Sampling from Bayesian Neural Network Posteriors with Symmetric Minibatch Splitting Langevin Dynamics
Daniel Paulin, Peter A. Whalley, Neil K. Chada, Benedict Leimkuhler
TL;DR
The paper tackles the challenge of scalable Bayesian posterior sampling for large neural networks by introducing SMS-UBU, a symmetric minibatch splitting integration of kinetic Langevin dynamics that retains second-order accuracy with a single minibatch per iteration. It proves Wasserstein contraction and $O(h^2)$-level error bounds, including $O(h^2 d^{1/2})$ bias under Hessian Lipschitz conditions, and demonstrates improved posterior calibration on multiple image datasets. A practical Bayesian UQ strategy via localized posteriors around SWA optima is proposed, enabling efficient exploration and ensemble-based uncertainty estimates. The empirical results show that SMS-UBU yields notable calibration gains over standard training and SWA, with scalable performance on CNNs and even wide CIFAR-10 nets, highlighting its potential for reliable uncertainty quantification in large-scale AI applications.
Abstract
We propose a scalable kinetic Langevin dynamics algorithm for sampling parameter spaces of big data and AI applications. Our scheme combines a symmetric forward/backward sweep over minibatches with a symmetric discretization of Langevin dynamics.
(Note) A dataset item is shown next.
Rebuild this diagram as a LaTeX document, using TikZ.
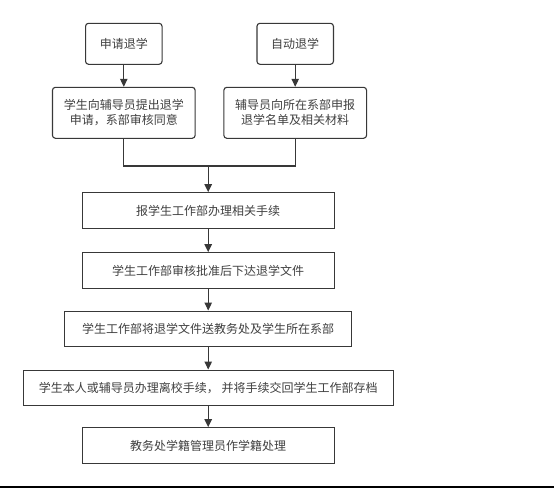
\documentclass[tikz,border=0pt]{standalone}
\usepackage{fontspec}
\setmainfont{Noto Sans CJK SC}
\usetikzlibrary{arrows.meta}
\definecolor{linec}{HTML}{383838}
\definecolor{textc}{HTML}{404040}
\tikzset{
  box/.style={draw=linec, line width=1.1pt, rectangle, inner sep=0pt, align=center,
    text=textc, font=\fontsize{12pt}{15pt}\selectfont},
  rbox/.style={box, rounded corners=3pt},
  conn/.style={draw=linec, line width=1.1pt},
  arr/.style={conn, -{Triangle[length=8pt,width=7.5pt]}}
}
\begin{document}
\begin{tikzpicture}[x=1pt,y=-1pt]
\useasboundingbox (0,0) rectangle (554,488);
\fill[white] (0,0) rectangle (554,488);
\node[rbox, minimum width=76.5pt, minimum height=41pt] (a1) at (123.8,43.8) {申请退学};
\node[rbox, minimum width=76.5pt, minimum height=41pt] (a2) at (295.2,43.8) {自动退学};
\node[rbox, minimum width=142.7pt, minimum height=51pt] (b1) at (123.8,112.8) {学生向辅导员提出退学\\申请，系部审核同意};
\node[rbox, minimum width=142.7pt, minimum height=51pt] (b2) at (295.2,112.8) {辅导员向所在系部申报\\退学名单及相关材料};
\node[box, minimum width=251.7pt, minimum height=36pt] (c) at (208.2,210.7) {报学生工作部办理相关手续};
\node[box, minimum width=251.7pt, minimum height=35.6pt] (d) at (208.2,270.5) {学生工作部审核批准后下达退学文件};
\node[box, minimum width=287pt, minimum height=35.7pt] (e) at (208.2,328.9) {学生工作部将退学文件送教务处及学生所在系部};
\node[box, minimum width=369.7pt, minimum height=35.7pt] (f) at (208.2,387.9) {学生本人或辅导员办理离校手续， 并将手续交回学生工作部存档};
\node[box, minimum width=251.7pt, minimum height=35.6pt] (g) at (208.2,445.5) {教务处学籍管理员作学籍处理};
\coordinate (j) at (208.2,166);
\draw[arr] (a1) -- (b1);
\draw[arr] (a2) -- (b2);
\draw[conn] (b1.south) -- (b1.south |- j) -- (b2.south |- j) -- (b2.south);
\draw[arr] (j) -- (c.north);
\draw[arr] (c) -- (d);
\draw[arr] (d) -- (e);
\draw[arr] (e) -- (f);
\draw[arr] (f) -- (g);
\fill[black] (0,485.6) rectangle (554,488);
\end{tikzpicture}
\end{document}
For a particular Langevin splitting method (UBU), we show that the resulting Symmetric Minibatch Splitting-UBU (SMS-UBU) integrator has bias $O(h^2 d^{1/2})$ in dimension $d>0$ with stepsize $h>0$, despite only using one minibatch per iteration, thus providing excellent control of the sampling bias as a function of the stepsize. We apply the algorithm to explore local modes of the posterior distribution of Bayesian neural networks (BNNs) and evaluate the calibration performance of the posterior predictive probabilities for neural networks with convolutional neural network architectures for classification problems on three different datasets (Fashion-MNIST, Celeb-A and chest X-ray). Our results indicate that BNNs sampled with SMS-UBU can offer significantly better calibration performance compared to standard methods of training and stochastic weight averaging.